Hon. Solomon Ortiz, U.S. Congressman from the State of Texas
TEA-21 Reauthorization

I want to thank Senator John Cornyn for arranging this hearing to talk about the important matters of transportation investment in South Texas. I’d also like to thank my good friend Senator Inhofe who happens to be my occasional constituent here in the Rio Grande Valley. The Chairman is quite familiar with the needs of our community. I am currently on a trade delegation mission to the Far East, or I would be attending this hearing personally to deliver this message.

Our transportation system is the lifeblood of trade and commerce that flows through our communities and keeps jobs here in the Valley. The South Texas border has unfathomable potential, and enormous challenges, associated with rapid changes in transportation and infrastructure.

I hope today’s testimony will substantiate the need for increased federal funding for area roads and highways – like I-69 – ports, bridges, and airports in the South Texas area.

This is one of those rare pieces of geography that accommodates a truly intermodal transportation system, at the front door of NAFTA. The Rio Grande Valley sits between the worlds of North and Central America … on the Gulf Intracoastal Waterway … and between the Gulf of Mexico and the vast American Southwest.

In the very near future, we will have a land bridge in Mexico that will serve as a better means of transporting cargo from global markets all over the world, providing more options for shippers and fostering greater competition for transporting containerized cargo by way of rail, trucks or ship.

Just this month, the Port of Brownsville signed a sister port agreement with the Mexican Port of Manzanillo-Glipsa on the coast of the Pacific.
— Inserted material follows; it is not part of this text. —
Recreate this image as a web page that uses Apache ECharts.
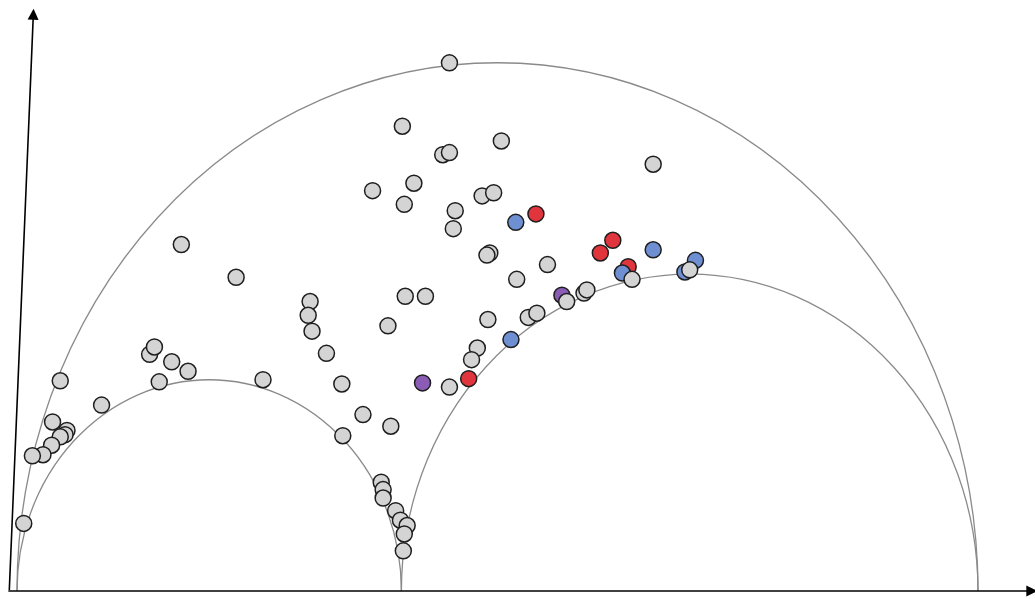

As an established partner with sister ports in China and Tawian, the agreement with the Port of Manzanillo-Glipsa completes the last segment of a route from Asia overland by rail in Mexico, through the Port of Brownsville, and into the Gulf of Mexico and onto the markets of the East Coast of North America and Europe.

The Rio Grande Valley sits at the crossroads of trade waters, interstates, and international borders – and in the midst of the trade that churns through our economy, both in South Texas and the nation.

Again, I offer my thanks to Senator Cornyn and Senator Inhofe for their attention to this vital part of the State of Texas in hearing about our transportation needs. I look forward to working with both senators – and the Texas delegation in the House of Representatives – to include these priorities in appropriations bills now before Congress and in the upcoming Transportation Authorization bill (TEA-21).